Set down the data below from its first line to the line holding "import matplotlib.pyplot as plt", inclusive; omit all pictures.

== Raw data ==
----------------
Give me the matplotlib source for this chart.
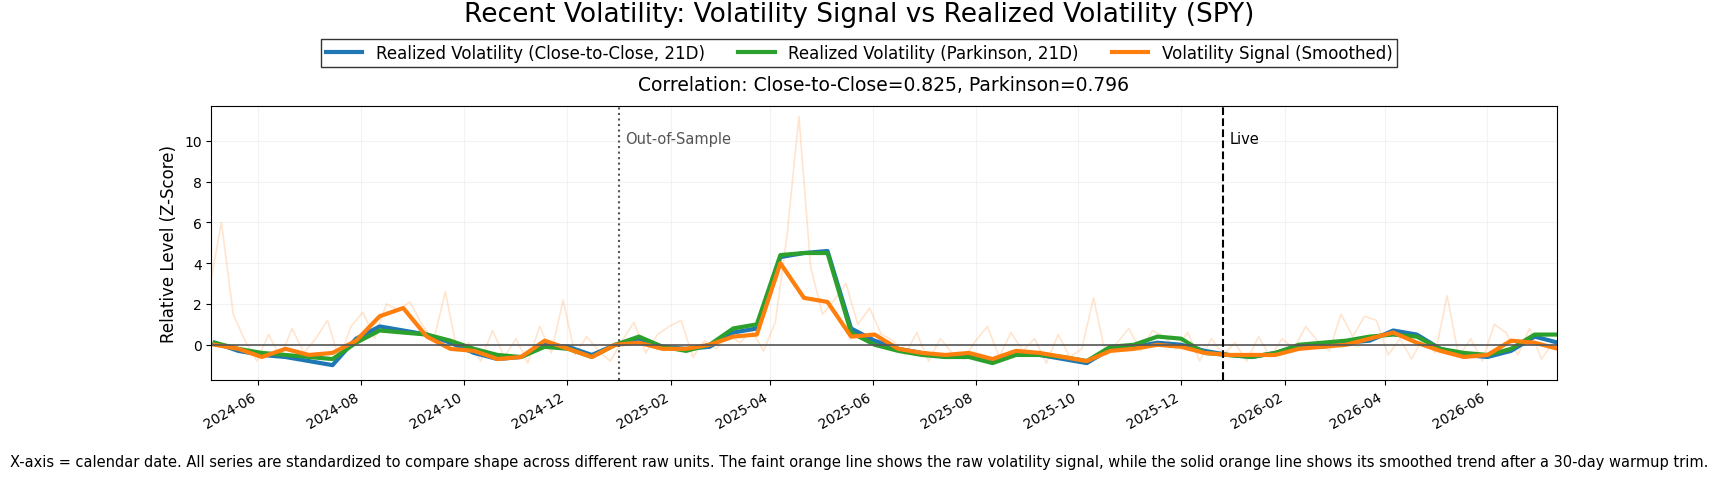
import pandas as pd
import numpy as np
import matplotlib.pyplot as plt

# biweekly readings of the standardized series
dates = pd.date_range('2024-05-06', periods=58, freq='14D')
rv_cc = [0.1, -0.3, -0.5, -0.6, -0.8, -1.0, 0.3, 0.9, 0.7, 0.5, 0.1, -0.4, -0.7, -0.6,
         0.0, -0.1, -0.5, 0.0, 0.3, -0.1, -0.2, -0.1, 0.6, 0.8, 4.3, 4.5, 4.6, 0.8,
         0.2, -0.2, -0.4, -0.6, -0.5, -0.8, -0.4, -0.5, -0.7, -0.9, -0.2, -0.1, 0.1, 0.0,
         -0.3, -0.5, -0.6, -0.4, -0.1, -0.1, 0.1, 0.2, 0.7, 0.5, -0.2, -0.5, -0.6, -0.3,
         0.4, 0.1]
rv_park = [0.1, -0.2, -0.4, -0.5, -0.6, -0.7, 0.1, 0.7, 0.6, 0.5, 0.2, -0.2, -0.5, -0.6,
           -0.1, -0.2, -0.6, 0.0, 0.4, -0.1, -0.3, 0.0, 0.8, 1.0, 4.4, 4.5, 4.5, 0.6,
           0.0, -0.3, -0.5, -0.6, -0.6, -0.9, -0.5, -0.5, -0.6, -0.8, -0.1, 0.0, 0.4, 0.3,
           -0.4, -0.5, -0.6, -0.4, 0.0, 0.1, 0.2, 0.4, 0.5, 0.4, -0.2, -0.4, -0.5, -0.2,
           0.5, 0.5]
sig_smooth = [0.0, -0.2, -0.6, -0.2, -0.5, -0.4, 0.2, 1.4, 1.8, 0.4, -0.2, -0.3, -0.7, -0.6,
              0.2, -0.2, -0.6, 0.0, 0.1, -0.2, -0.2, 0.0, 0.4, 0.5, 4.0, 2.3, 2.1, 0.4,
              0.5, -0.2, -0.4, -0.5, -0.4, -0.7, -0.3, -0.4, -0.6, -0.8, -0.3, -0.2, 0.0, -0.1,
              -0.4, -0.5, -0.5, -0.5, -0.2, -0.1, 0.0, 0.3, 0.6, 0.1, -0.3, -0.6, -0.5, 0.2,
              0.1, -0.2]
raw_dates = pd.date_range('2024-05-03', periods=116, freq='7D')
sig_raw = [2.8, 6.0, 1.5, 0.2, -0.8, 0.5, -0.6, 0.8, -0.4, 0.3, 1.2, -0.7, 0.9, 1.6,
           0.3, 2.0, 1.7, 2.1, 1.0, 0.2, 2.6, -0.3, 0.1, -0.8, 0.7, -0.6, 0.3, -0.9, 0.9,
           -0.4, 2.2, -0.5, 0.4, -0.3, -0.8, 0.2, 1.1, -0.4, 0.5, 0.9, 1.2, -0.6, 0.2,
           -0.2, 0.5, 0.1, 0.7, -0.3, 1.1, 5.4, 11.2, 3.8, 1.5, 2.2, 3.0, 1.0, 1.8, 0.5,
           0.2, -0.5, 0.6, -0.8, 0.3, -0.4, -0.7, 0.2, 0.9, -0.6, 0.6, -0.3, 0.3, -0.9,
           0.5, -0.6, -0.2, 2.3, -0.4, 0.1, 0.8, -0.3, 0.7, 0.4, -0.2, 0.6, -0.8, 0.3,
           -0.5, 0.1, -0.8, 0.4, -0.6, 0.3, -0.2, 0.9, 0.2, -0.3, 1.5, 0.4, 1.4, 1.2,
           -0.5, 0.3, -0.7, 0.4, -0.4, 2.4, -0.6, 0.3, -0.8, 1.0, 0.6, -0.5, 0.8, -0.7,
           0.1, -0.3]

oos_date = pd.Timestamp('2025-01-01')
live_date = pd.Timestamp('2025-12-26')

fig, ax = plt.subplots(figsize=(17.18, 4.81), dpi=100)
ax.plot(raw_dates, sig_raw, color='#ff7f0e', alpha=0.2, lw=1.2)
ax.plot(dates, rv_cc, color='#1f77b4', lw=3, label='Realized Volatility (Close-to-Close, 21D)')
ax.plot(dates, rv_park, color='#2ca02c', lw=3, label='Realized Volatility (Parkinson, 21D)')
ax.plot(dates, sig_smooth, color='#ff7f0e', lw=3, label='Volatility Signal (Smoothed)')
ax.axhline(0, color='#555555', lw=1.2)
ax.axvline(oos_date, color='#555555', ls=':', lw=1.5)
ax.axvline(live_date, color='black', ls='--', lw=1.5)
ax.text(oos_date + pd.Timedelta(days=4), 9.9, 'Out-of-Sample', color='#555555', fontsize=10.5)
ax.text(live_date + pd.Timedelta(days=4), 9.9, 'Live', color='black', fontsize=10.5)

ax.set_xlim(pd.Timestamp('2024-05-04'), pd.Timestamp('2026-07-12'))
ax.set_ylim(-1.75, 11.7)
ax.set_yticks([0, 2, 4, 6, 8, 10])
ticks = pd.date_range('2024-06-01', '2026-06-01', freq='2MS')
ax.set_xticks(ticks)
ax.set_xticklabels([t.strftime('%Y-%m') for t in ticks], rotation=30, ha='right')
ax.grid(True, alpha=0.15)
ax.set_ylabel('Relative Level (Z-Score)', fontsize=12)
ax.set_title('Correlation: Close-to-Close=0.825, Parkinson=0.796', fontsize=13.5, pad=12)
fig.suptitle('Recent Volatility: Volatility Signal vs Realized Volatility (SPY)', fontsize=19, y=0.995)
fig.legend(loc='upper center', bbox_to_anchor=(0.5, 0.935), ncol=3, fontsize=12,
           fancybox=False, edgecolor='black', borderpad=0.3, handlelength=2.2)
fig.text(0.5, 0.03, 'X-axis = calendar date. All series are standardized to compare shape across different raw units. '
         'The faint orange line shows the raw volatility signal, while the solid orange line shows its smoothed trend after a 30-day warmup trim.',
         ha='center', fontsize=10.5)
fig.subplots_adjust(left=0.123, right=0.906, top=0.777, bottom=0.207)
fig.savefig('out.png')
----------------
== Exercise answer ==
Give me the matplotlib source for this chart.
import pandas as pd
import numpy as np
import matplotlib.pyplot as plt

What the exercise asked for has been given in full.